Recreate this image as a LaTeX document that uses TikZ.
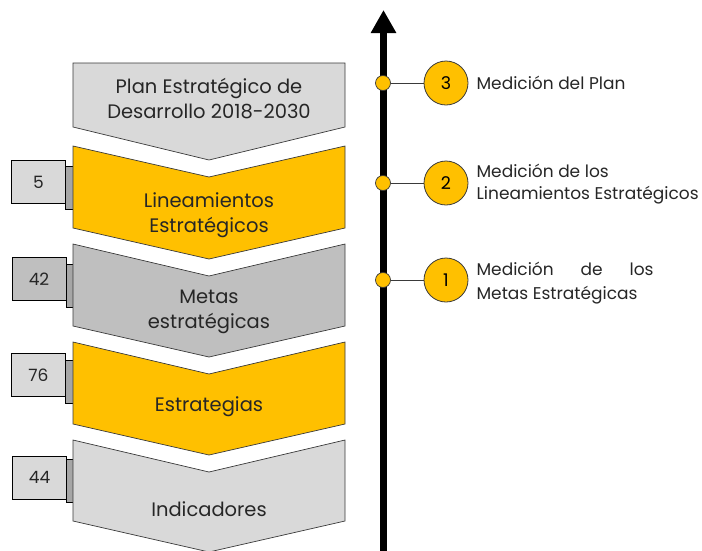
\documentclass[tikz,border=0pt]{standalone}
\usepackage{fontspec}
\setmainfont{Poppins}
\usetikzlibrary{arrows.meta,positioning}

\definecolor{oro}{HTML}{FFC000}
\definecolor{grisclaro}{HTML}{D9D9D9}
\definecolor{grismedio}{HTML}{BFBFBF}
\definecolor{grisoscuro}{HTML}{A6A6A6}
\definecolor{borde}{HTML}{3A3A3A}
\definecolor{tinta}{HTML}{262626}

\tikzset{
  galon/.style={fill=#1, draw=borde, line width=0.7pt},
  texto/.style={align=center, text=tinta, font=\fontsize{19.5}{25}\selectfont},
  caja/.style={draw=black, fill=#1, line width=0.9pt, minimum width=54pt, minimum height=43pt,
    inner sep=0pt, text=tinta, font=\fontsize{17}{20}\selectfont},
  pestana/.style={draw=black, fill=grisoscuro, line width=0.7pt, minimum width=8pt,
    minimum height=43pt, inner sep=0pt},
  hito/.style={circle, draw=borde, fill=oro, line width=0.7pt, minimum size=15pt, inner sep=0pt},
  circulo/.style={circle, draw=borde, fill=oro, line width=0.8pt, minimum size=44pt, inner sep=0pt,
    font=\fontsize{17.5}{20}\selectfont},
  conector/.style={draw=borde, line width=0.8pt},
  etiqueta/.style={inner sep=0pt, align=left, text=tinta, font=\fontsize{17}{22}\selectfont},
  eje/.style={line width=7pt, -{Triangle[width=24pt,length=23pt]}}
}

\begin{document}
\begin{tikzpicture}[x=1pt,y=-1pt]
    \useasboundingbox (0,0) rectangle (702,550);

    % pestanas
    \node[pestana] (p5) at (69,188) {};
    \node[pestana] (p42) at (70,285.5) {};
    \node[pestana] (p76) at (69,381.5) {};
    \node[pestana] (p44) at (70,481) {};

    % galones
    \filldraw[galon=grisclaro] (73,63) -- (345,63) -- (345,127) -- (209,160) -- (73,127) -- cycle;
    \filldraw[galon=oro] (73,146) -- (209,177) -- (345,146) -- (345,228) -- (209,259) -- (73,228) -- cycle;
    \filldraw[galon=grismedio] (73,244) -- (209,276) -- (345,244) -- (345,326) -- (209,357) -- (73,326) -- cycle;
    \filldraw[galon=oro] (73,342) -- (209,374) -- (345,342) -- (345,424) -- (209,455) -- (73,424) -- cycle;
    \filldraw[galon=grisclaro] (73,440) -- (209,472) -- (345,440) -- (345,521) -- (209,552) -- (73,521) -- cycle;

    \node[texto] (plan) at (209,99) {Plan Estratégico de\\Desarrollo 2018-2030};
    \node[texto] (lin) at (209,215) {Lineamientos\\Estratégicos};
    \node[texto] (met) at (209,312) {Metas\\estratégicas};
    \node[texto] (est) at (209,407) {Estrategias};
    \node[texto] (ind) at (209,509) {Indicadores};

    % cajas
    \node[caja=grisclaro] (n5) at (38.5,182) {5};
    \node[caja=grismedio] (n42) at (39,279) {42};
    \node[caja=grisclaro] (n76) at (38.5,375) {76};
    \node[caja=grisclaro] (n44) at (39.5,477.5) {44};

    % linea de tiempo
    \draw[eje] (383.5,552) -- (383.5,10);

    \node[hito] (d3) at (383,83) {};
    \node[hito] (d2) at (383,183) {};
    \node[hito] (d1) at (383,280) {};

    \node[circulo] (c3) at (446,83) {3};
    \node[circulo] (c2) at (446,183) {2};
    \node[circulo] (c1) at (446,280) {1};

    \draw[conector] (d3) -- (c3);
    \draw[conector] (d2) -- (c2);
    \draw[conector] (d1) -- (c1);

    \node[etiqueta, right=8pt of c3] (m3) {Medición del Plan};
    \node[etiqueta, right=8pt of c2, yshift=-1.5pt] (m2) {Medición de los\\Lineamientos Estratégicos};
    \node[etiqueta, right=8pt of c1, yshift=-3pt, font=\fontsize{17}{23.5}\selectfont] (m1) {\makebox[177pt][s]{Medición de los}\\Metas Estratégicas};
\end{tikzpicture}
\end{document}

*****

§ Problem
Return each line from the material above exactly, but not the pictures.

§ The answer
Recreate this image as a LaTeX document that uses TikZ.
\documentclass[tikz,border=0pt]{standalone}
\usepackage{fontspec}
\setmainfont{Poppins}
\usetikzlibrary{arrows.meta,positioning}

\definecolor{oro}{HTML}{FFC000}
\definecolor{grisclaro}{HTML}{D9D9D9}
\definecolor{grismedio}{HTML}{BFBFBF}
\definecolor{grisoscuro}{HTML}{A6A6A6}
\definecolor{borde}{HTML}{3A3A3A}
\definecolor{tinta}{HTML}{262626}

\tikzset{
  galon/.style={fill=#1, draw=borde, line width=0.7pt},
  texto/.style={align=center, text=tinta, font=\fontsize{19.5}{25}\selectfont},
  caja/.style={draw=black, fill=#1, line width=0.9pt, minimum width=54pt, minimum height=43pt,
    inner sep=0pt, text=tinta, font=\fontsize{17}{20}\selectfont},
  pestana/.style={draw=black, fill=grisoscuro, line width=0.7pt, minimum width=8pt,
    minimum height=43pt, inner sep=0pt},
  hito/.style={circle, draw=borde, fill=oro, line width=0.7pt, minimum size=15pt, inner sep=0pt},
  circulo/.style={circle, draw=borde, fill=oro, line width=0.8pt, minimum size=44pt, inner sep=0pt,
    font=\fontsize{17.5}{20}\selectfont},
  conector/.style={draw=borde, line width=0.8pt},
  etiqueta/.style={inner sep=0pt, align=left, text=tinta, font=\fontsize{17}{22}\selectfont},
  eje/.style={line width=7pt, -{Triangle[width=24pt,length=23pt]}}
}

\begin{document}
\begin{tikzpicture}[x=1pt,y=-1pt]
    \useasboundingbox (0,0) rectangle (702,550);

    % pestanas
    \node[pestana] (p5) at (69,188) {};
    \node[pestana] (p42) at (70,285.5) {};
    \node[pestana] (p76) at (69,381.5) {};
    \node[pestana] (p44) at (70,481) {};

    % galones
    \filldraw[galon=grisclaro] (73,63) -- (345,63) -- (345,127) -- (209,160) -- (73,127) -- cycle;
    \filldraw[galon=oro] (73,146) -- (209,177) -- (345,146) -- (345,228) -- (209,259) -- (73,228) -- cycle;
    \filldraw[galon=grismedio] (73,244) -- (209,276) -- (345,244) -- (345,326) -- (209,357) -- (73,326) -- cycle;
    \filldraw[galon=oro] (73,342) -- (209,374) -- (345,342) -- (345,424) -- (209,455) -- (73,424) -- cycle;
    \filldraw[galon=grisclaro] (73,440) -- (209,472) -- (345,440) -- (345,521) -- (209,552) -- (73,521) -- cycle;

    \node[texto] (plan) at (209,99) {Plan Estratégico de\\Desarrollo 2018-2030};
    \node[texto] (lin) at (209,215) {Lineamientos\\Estratégicos};
    \node[texto] (met) at (209,312) {Metas\\estratégicas};
    \node[texto] (est) at (209,407) {Estrategias};
    \node[texto] (ind) at (209,509) {Indicadores};

    % cajas
    \node[caja=grisclaro] (n5) at (38.5,182) {5};
    \node[caja=grismedio] (n42) at (39,279) {42};
    \node[caja=grisclaro] (n76) at (38.5,375) {76};
    \node[caja=grisclaro] (n44) at (39.5,477.5) {44};

    % linea de tiempo
    \draw[eje] (383.5,552) -- (383.5,10);

    \node[hito] (d3) at (383,83) {};
    \node[hito] (d2) at (383,183) {};
    \node[hito] (d1) at (383,280) {};

    \node[circulo] (c3) at (446,83) {3};
    \node[circulo] (c2) at (446,183) {2};
    \node[circulo] (c1) at (446,280) {1};

    \draw[conector] (d3) -- (c3);
    \draw[conector] (d2) -- (c2);
    \draw[conector] (d1) -- (c1);

    \node[etiqueta, right=8pt of c3] (m3) {Medición del Plan};
    \node[etiqueta, right=8pt of c2, yshift=-1.5pt] (m2) {Medición de los\\Lineamientos Estratégicos};
    \node[etiqueta, right=8pt of c1, yshift=-3pt, font=\fontsize{17}{23.5}\selectfont] (m1) {\makebox[177pt][s]{Medición de los}\\Metas Estratégicas};
\end{tikzpicture}
\end{document}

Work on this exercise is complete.